At Motorola, we strive to deliver meaningful innovation to all of our consumers. And with over 1 billion people, or 15% of the world’s population, experiencing some form of disability, creating solutions that are accessibility friendly is a major priority for us.
This Global Accessibility Awareness Day, we sat down with Wendel De Assis, a Software Engineering Manager at Motorola who has become an advocate for accessibility awareness, created a group focused on identifying and improving accessibility-friendliness in our products, and spearheaded a number of initiatives aimed at doing the same.
Q1: What inspired you to bring more accessibility awareness to your team and the projects you work on?
I could say there were two main moments when I realized this was something that we should prioritize in our projects.

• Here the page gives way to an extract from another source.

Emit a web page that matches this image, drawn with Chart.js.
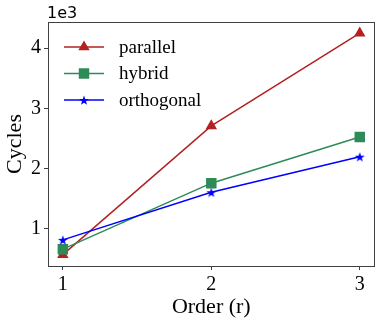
<!DOCTYPE html>
<html>
<head>
<meta charset="utf-8">
<script src="https://cdn.jsdelivr.net/npm/chart.js@4"></script>
<style>
  html, body { margin: 0; padding: 0; background: #fff; }
  #wrap { width: 382px; height: 323px; position: relative; }
</style>
</head>
<body>
<div id="wrap"><canvas id="cyclesChart"></canvas></div>
<script>
// data (values in thousands of cycles)
const orders = [1, 2, 3];
const parallel = [0.574, 2.71, 4.25];
const hybrid = [0.665, 1.76, 2.525];
const orthogonal = [0.82, 1.61, 2.2];
const xTicks = [1, 2, 3];
const yTicks = [1, 2, 3, 4];

const SERIF = '"Liberation Serif", "Times New Roman", serif';
const RED = '#b22222', GREEN = '#2e8b57', BLUE = '#0000ff';

function starPath(c, cx, cy, R){
  const r = R * 0.4;
  c.beginPath();
  for(let i = 0; i < 10; i++){
    const rad = (i % 2 === 0) ? R : r;
    const a = -Math.PI / 2 + i * Math.PI / 5;
    const px = cx + rad * Math.cos(a), py = cy + rad * Math.sin(a);
    if(i === 0) c.moveTo(px, py); else c.lineTo(px, py);
  }
  c.closePath();
}

// filled star marker (Chart.js 'star' is only an outline cross)
const starImg = document.createElement('canvas');
starImg.width = 14; starImg.height = 14;
(() => {
  const c = starImg.getContext('2d');
  starPath(c, 7, 7.6, 5.2);
  c.fillStyle = BLUE;
  c.fill();
})();

const toPts = ys => ys.map((y, i) => ({x: orders[i], y}));

const series = [
  {label: 'parallel', data: parallel, color: RED, style: 'triangle', radius: 6.6, order: 3},
  {label: 'hybrid', data: hybrid, color: GREEN, style: 'rect', radius: 7.4, order: 2},
  {label: 'orthogonal', data: orthogonal, color: BLUE, style: starImg, radius: 5, order: 1}
];

const framePlugin = {
  id: 'frame',
  afterDraw(chart){
    const {ctx, chartArea: a} = chart;
    ctx.save();
    ctx.strokeStyle = '#404040';
    ctx.lineWidth = 1;
    ctx.strokeRect(Math.round(a.left) + 0.5, Math.round(a.top) + 0.5,
      Math.round(a.right - a.left) - 1, Math.round(a.bottom - a.top));

    // offset text
    ctx.fillStyle = '#000';
    ctx.font = '16px "DejaVu Sans", sans-serif';
    ctx.textBaseline = 'alphabetic';
    ctx.textAlign = 'left';
    ctx.fillText('1e3', 47, 18);

    // legend
    ctx.font = '19px ' + SERIF;
    ctx.textBaseline = 'middle';
    const ys = [47, 73.5, 100];
    series.forEach((s, i) => {
      const y = ys[i];
      ctx.strokeStyle = s.color;
      ctx.lineWidth = 1.5;
      ctx.beginPath();
      ctx.moveTo(64, y); ctx.lineTo(104, y);
      ctx.stroke();
      ctx.fillStyle = s.color;
      if(s.style === 'triangle'){
        const r = s.radius;
        ctx.beginPath();
        ctx.moveTo(84, y - r);
        ctx.lineTo(84 + r * 0.866, y + r * 0.5);
        ctx.lineTo(84 - r * 0.866, y + r * 0.5);
        ctx.closePath();
        ctx.fill();
      } else if(s.style === 'rect'){
        const h = s.radius / Math.SQRT2;
        ctx.fillRect(84 - h, y - h, 2 * h, 2 * h);
      } else {
        starPath(ctx, 84, y + 0.6, 5.2);
        ctx.fill();
      }
      ctx.fillStyle = '#000';
      ctx.fillText(s.label, 119, y + 1);
    });
    ctx.restore();
  }
};

const ctx = document.getElementById('cyclesChart').getContext('2d');

new Chart(ctx, {
  type: 'line',
  data: {
    datasets: series.map(s => ({
      label: s.label,
      data: toPts(s.data),
      borderColor: s.color,
      backgroundColor: s.color,
      borderWidth: 1.5,
      pointStyle: s.style,
      pointRadius: s.radius,
      pointHoverRadius: s.radius,
      pointBorderWidth: 0,
      order: s.order,
      tension: 0
    }))
  },
  options: {
    responsive: true,
    maintainAspectRatio: false,
    animation: false,
    events: [],
    layout: { padding: { top: 22, right: 6, left: 0, bottom: 0 } },
    plugins: {
      legend: { display: false },
      tooltip: { enabled: false }
    },
    scales: {
      x: {
        type: 'linear',
        min: 0.9,
        max: 3.1,
        afterBuildTicks: axis => { axis.ticks = xTicks.map(v => ({value: v})); },
        afterFit: axis => { axis.height = 57; },
        border: { display: false },
        grid: { drawOnChartArea: false, drawTicks: true, tickLength: 4, color: '#404040', tickWidth: 1 },
        ticks: { color: '#000', font: { family: SERIF, size: 20 }, padding: 3, maxRotation: 0,
          callback: v => String(v) },
        title: { display: true, text: 'Order (r)', color: '#000', font: { family: SERIF, size: 22 },
          padding: { top: 0, bottom: 3 } }
      },
      y: {
        type: 'linear',
        min: 0.386,
        max: 4.434,
        afterBuildTicks: axis => { axis.ticks = yTicks.map(v => ({value: v})); },
        afterFit: axis => { axis.width = 48; },
        border: { display: false },
        grid: { drawOnChartArea: false, drawTicks: true, tickLength: 4, color: '#404040', tickWidth: 1 },
        ticks: { color: '#000', font: { family: SERIF, size: 20 }, padding: 3,
          callback: v => String(v) },
        title: { display: true, text: 'Cycles', color: '#000', font: { family: SERIF, size: 22 },
          padding: { top: 2, bottom: 0 } }
      }
    }
  },
  plugins: [framePlugin]
});
</script>
</body>
</html>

The first was when we were doing a brainstorming session and one of the participants had some eyesight disabilities and mentioned that it was impossible for him to use one of our main features, as it wasn’t properly supporting the color inversion accessibility functionality. The second was when I discovered that about 1 billion people identify themselves with some type of disability. I felt there was a huge group of people that we could better support through even the smallest changes in our devices.
Q2: What recent initiatives has the group spearheaded to improve accessibility in Motorola’s products?
We’ve picked up the Moto App project, which includes some of Motorola’s key features, such as Display, Gestures, Personalize and Tips. Designed to provide users with a way to find all the features that make Motorola phones so easy and enjoyable to use, we started by testing the app to look for accessibility improvement opportunities. We used automated accessibility testing tools and some help from real users to get their insights about our application. So, we’ve listed all the issues raised and worked together with our design and development teams to improve the application in many ways, like adding labels for the talk back functionality, improving the design of the screens, color updates and so on. These design, display and visibility changes can be accessed in the updated Moto App available for download via the Google Play Store.
Q3: Why is this work important to you specifically?
If you look at the current number of people who have some type of disability, that would be enough to care about. However, it isn’t just that. We still have people with disabilities that don’t identify with the community and those who are friends or family with someone with a disability. Also, everyone may have some kind of temporary disability, such as when you break an arm or are carrying a bag from the market and just don’t have enough hands. So, it turns out that designing for accessibility is actually making your product better for everyone, while helping those who need it the most!
Q4: How do you see this initiative continuing to progress in the future? What are you focused on going forward?
We’ve added accessibility checks as part of our development tasks, so we make sure all new features developed by the team are taken into consideration. Going forward, we are working to raise awareness to all of our internal Motorola groups, and hope to apply this work to every aspect of our devices that we design going forward. In the future, we’d like to expand our small group into an “Accessibility Champions Board” entirely dedicated to auditing our products, collecting customer feedback and identifying the ways we can improve accessibility across all of our franchises and experiences.